A ferida aberta
(Crónica desta quinta na plataforma Sapo24)
Tenho ouvido algumas vozes mais precipitadas - não lhes quero chamar tontas… - dizerem que os 120 despedimentos no processo que envolve os jornais Sol e i só têm grande destaque por se tratar de jornalistas a escrever sobre colegas jornalistas. Como quem diz: há centenas de despedimentos, todos os dias, noutras áreas, e têm menor destaque nos media…
Em teoria, essas vozes teriam razão. Na prática, esquecem ou desconhecem que os media são um dos mais relevantes barómetros de uma sociedade democrática - e nessa medida, qualquer facto que sobre eles ocorre revela mais do que a aparência indicia, e mede o estado geral do regime. Quando assistimos a um investimento fortíssimo de capitais angolanos nos meios de comunicação portugueses, não se trata apenas de negócio e números: estamos a falar de poder, influência, e capacidade de ganhar dimensão noutros negócios que se pretendem fazer. Da mesma forma, quando se anuncia desinvestimento, também se revela mais do que parece. E o que parece já não é, em si, famoso.

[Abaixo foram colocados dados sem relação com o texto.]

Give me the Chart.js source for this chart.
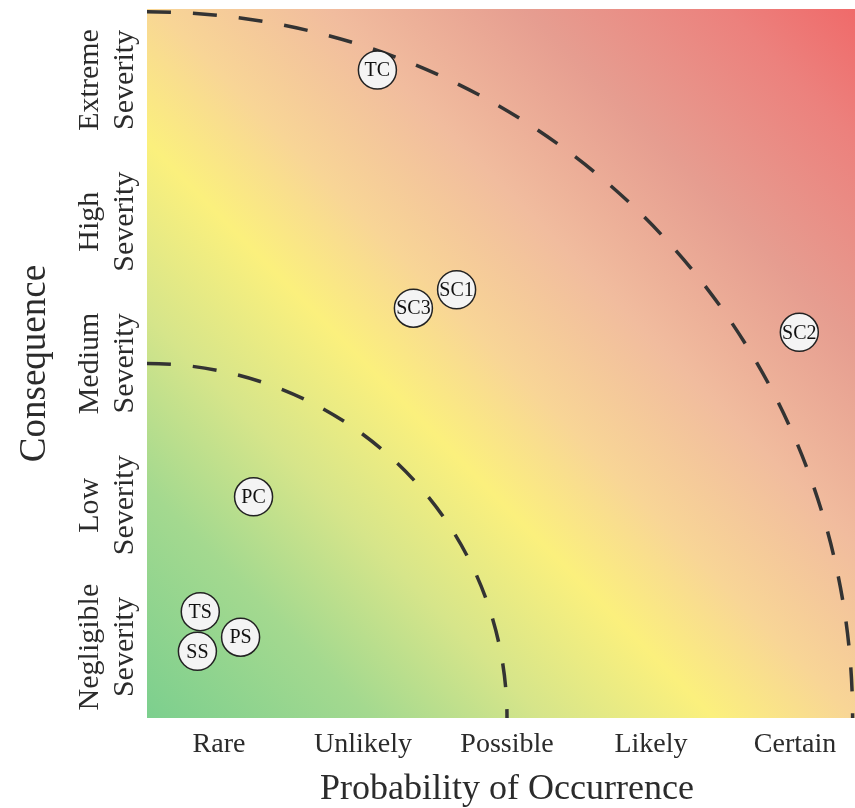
<!DOCTYPE html>
<html>
<head>
<meta charset="utf-8">
<title>Risk matrix</title>
<script src="https://cdn.jsdelivr.net/npm/chart.js@4.4.1/dist/chart.umd.min.js"></script>
<style>
  html, body { margin: 0; padding: 0; background: #ffffff; overflow: hidden; }
  #wrap { width: 870px; height: 808px; }
</style>
</head>
<body>
<div id="wrap"><canvas id="risk" width="870" height="808"></canvas></div>
<script>
// Axis categories
const probabilityLevels = ['Rare', 'Unlikely', 'Possible', 'Likely', 'Certain'];
const consequenceLevels = [
  ['Negligible', 'Severity'],
  ['Low', 'Severity'],
  ['Medium', 'Severity'],
  ['High', 'Severity'],
  ['Extreme', 'Severity']
];
const levelCentres = [0.5, 1.5, 2.5, 3.5, 4.5];

// Assessed hazards (probability, consequence) on a 0–5 scale
const hazardNames       = ['TC',  'SC1', 'SC3', 'SC2', 'PC',  'TS',  'SS',  'PS'];
const hazardProbability = [1.60,  2.15,  1.85,  4.53,  0.74,  0.37,  0.35,  0.65];
const hazardConsequence = [4.57,  3.02,  2.89,  2.72,  1.56,  0.75,  0.47,  0.57];

// Zone boundaries: quarter ellipses around the origin
const zoneRadiusX = [2.5, 4.9];
const zoneRadiusY = [2.5, 4.98];

const SERIF = '"Liberation Serif", "Times New Roman", Times, serif';

// Diagonal green → yellow → red field behind the points
const riskBackground = {
  id: 'riskBackground',
  beforeDatasetsDraw(chart) {
    const { ctx, chartArea: a } = chart;
    const g = ctx.createLinearGradient(a.left, a.bottom, a.right, a.top);
    g.addColorStop(0.00, '#7ccf8e');
    g.addColorStop(0.16, '#a4d98f');
    g.addColorStop(0.28, '#d6e58a');
    g.addColorStop(0.40, '#fbf07d');
    g.addColorStop(0.50, '#f8d596');
    g.addColorStop(0.62, '#f1bc9e');
    g.addColorStop(0.76, '#e69d90');
    g.addColorStop(0.90, '#ec817d');
    g.addColorStop(1.00, '#f06868');
    ctx.save();
    ctx.fillStyle = g;
    ctx.fillRect(a.left, a.top, a.right - a.left, a.bottom - a.top);
    ctx.restore();
  }
};

// Dashed quarter-ellipse boundaries between the risk zones
const zoneBoundaries = {
  id: 'zoneBoundaries',
  beforeDatasetsDraw(chart) {
    const { ctx, chartArea: a, scales: { x, y } } = chart;
    const cx = x.getPixelForValue(0);
    const cy = y.getPixelForValue(0);
    ctx.save();
    ctx.beginPath();
    ctx.rect(a.left, a.top, a.right - a.left, a.bottom - a.top);
    ctx.clip();
    ctx.strokeStyle = '#333333';
    ctx.lineWidth = 3.5;
    ctx.setLineDash([24, 22]);
    zoneRadiusX.forEach((rx, i) => {
      const px = x.getPixelForValue(rx) - cx;
      const py = cy - y.getPixelForValue(zoneRadiusY[i]);
      ctx.beginPath();
      ctx.ellipse(cx, cy, px, py, 0, -Math.PI / 2, 0);
      ctx.stroke();
    });
    ctx.restore();
  }
};

// Hazard codes written inside each marker
const hazardLabels = {
  id: 'hazardLabels',
  afterDatasetsDraw(chart) {
    const { ctx } = chart;
    const meta = chart.getDatasetMeta(0);
    ctx.save();
    ctx.font = '20px ' + SERIF;
    ctx.fillStyle = '#111111';
    ctx.textAlign = 'center';
    ctx.textBaseline = 'middle';
    meta.data.forEach((pt, i) => ctx.fillText(hazardNames[i], pt.x, pt.y + 1));
    ctx.restore();
  }
};

// Keep the plot edges fixed regardless of label overhang
const clearPadding = s => {
  s.paddingTop = 0; s.paddingBottom = 0; s.paddingLeft = 0; s.paddingRight = 0;
};

new Chart(document.getElementById('risk'), {
  type: 'scatter',
  data: {
    datasets: [{
      label: 'Hazards',
      data: hazardNames.map((n, i) => ({ x: hazardProbability[i], y: hazardConsequence[i] })),
      pointRadius: 19,
      pointHoverRadius: 19,
      backgroundColor: '#f4f4f4',
      borderColor: '#222222',
      borderWidth: 1.5
    }]
  },
  options: {
    responsive: false,
    animation: false,
    devicePixelRatio: 1,
    events: [],
    layout: { autoPadding: false, padding: { top: 9, right: 3, left: 0, bottom: 0 } },
    plugins: { legend: { display: false }, tooltip: { enabled: false } },
    scales: {
      x: {
        type: 'linear',
        min: 0,
        max: 5,
        grid: { display: false, drawTicks: false, tickLength: 0 },
        border: { display: false },
        afterBuildTicks: s => { s.ticks = levelCentres.map(v => ({ value: v })); },
        afterFit: s => { s.height = 90; clearPadding(s); },
        ticks: {
          autoSkip: false,
          minRotation: 0,
          maxRotation: 0,
          padding: 10,
          color: '#2b2b2b',
          font: { family: SERIF, size: 28, lineHeight: 1.2 },
          callback: (v, i) => probabilityLevels[i]
        },
        title: {
          display: true,
          text: 'Probability of Occurrence',
          color: '#2b2b2b',
          font: { family: SERIF, size: 36, lineHeight: 1 },
          padding: { top: 0, bottom: 0 }
        }
      },
      y: {
        type: 'linear',
        min: 0,
        max: 5,
        grid: { display: false, drawTicks: false, tickLength: 0 },
        border: { display: false },
        afterBuildTicks: s => { s.ticks = levelCentres.map(v => ({ value: v })); },
        afterFit: s => { s.width = 147; clearPadding(s); },
        ticks: {
          autoSkip: false,
          minRotation: 90,
          maxRotation: 90,
          crossAlign: 'center',
          padding: -24,
          color: '#2b2b2b',
          font: { family: SERIF, size: 30, lineHeight: 1.17 },
          callback: (v, i) => consequenceLevels[i]
        },
        title: {
          display: true,
          text: 'Consequence',
          color: '#2b2b2b',
          font: { family: SERIF, size: 37, lineHeight: 1 },
          padding: { top: 17, bottom: 0 }
        }
      }
    }
  },
  plugins: [riskBackground, zoneBoundaries, hazardLabels]
});
</script>
</body>
</html>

É verdade que, neste caso, os dois jornais (comprados pelos mesmo empresário por razões que têm pouco a ver com paixão pela imprensa…), são casos de insucesso económico e financeiro, e só são sustentáveis, no estado em que se encontram, com investimentos a fundo perdido. A não ser que haja superiores interesses políticos, económicos ou financeiros, ninguém quer ver o seu dinheiro ir pelo cano…
Mas a crise do i do Sol deixa ainda mais à vista a ferida que os media portugueses (e não apenas portugueses - ainda que, em mercados pequenos, como o nosso, seja mais visível) vivem desde há anos, e ameaça continuar a abrir-se até ao osso. É uma ferida em camadas sucessivas e com efeito dominó.
Começou com a estrutura do negócio, cujo tsunami Internet ainda não conseguiu reverter ou ver saída: a maioria daqueles que deixaram de comprar jornais não deixou de se manter informado - limitou-se a obter de borla, num telefone ou num computador, o que antes tinha de pagar. A esta mudança de paradigma, os jornais responderam inicialmente com altivez e presunção, mantendo a sua oferta, muitas vezes desperdiçando capital humano (o único que marca a diferença entre meios de comunicação…), acreditando que “a marca” fazia tudo. Não faz. Estão agora a acordar para a realidade, mas lutam com a segunda camada da ferida: a crise económica que entretanto mudou hábitos, refez planos de investimento publicitário, e também alterou as regras do jogo financeiro.
À crise económica e à crise estrutural, em si feridas difíceis de sarar, veio juntar-se a terceira crise: a da ética e dos princípios. Houve um tempo em que os media eram liderados por gestores e empresários verdadeiramente interessados no negócio da comunicação social. Não eram pára-quedistas que queriam ter notoriedade rápida, empresários interessados em veículos de comunicação para os seus negócios, políticos em campanha eleitoral. Eram gestores de media. Também esses - com a honrosa excepção de Francisco Pinto Balsemão - foram saindo de cena. Deram lugar àqueles que, hoje, com a maior facilidade compram um jornal, ou o lançam de raiz, para dali a dois ou três anos mudarem de ideias e venderem ou fecharem o que já não lhes parece “interessante”.
A palavra “interessante”, aliás, ganhou um lugar de honra no mundo dos negócios. É usada como sinónimo de lucro, não como interesse efectivo. Diz muito sobre a ética de quem anda por aí a mexer com a vida de quem trabalha, de quem hoje é aliciado para um “projecto de comunicação” apaixonante e amanhã está no desemprego sem perceber como nem porquê.
Podem dizer-me que é um sinal dos tempos - para mim, é um sinal do fim de um tempo. Para não dizer que é mesmo o fim de um tempo. A ferida não pára de crescer, e não vejo quem a queira tratar.
Os leitores, esses, foram à sua vida e não querem voltar a pagar o que subitamente, há uns anos, começaram a oferecer-lhes. No futuro, talvez tenham o que estão a pedir: nada.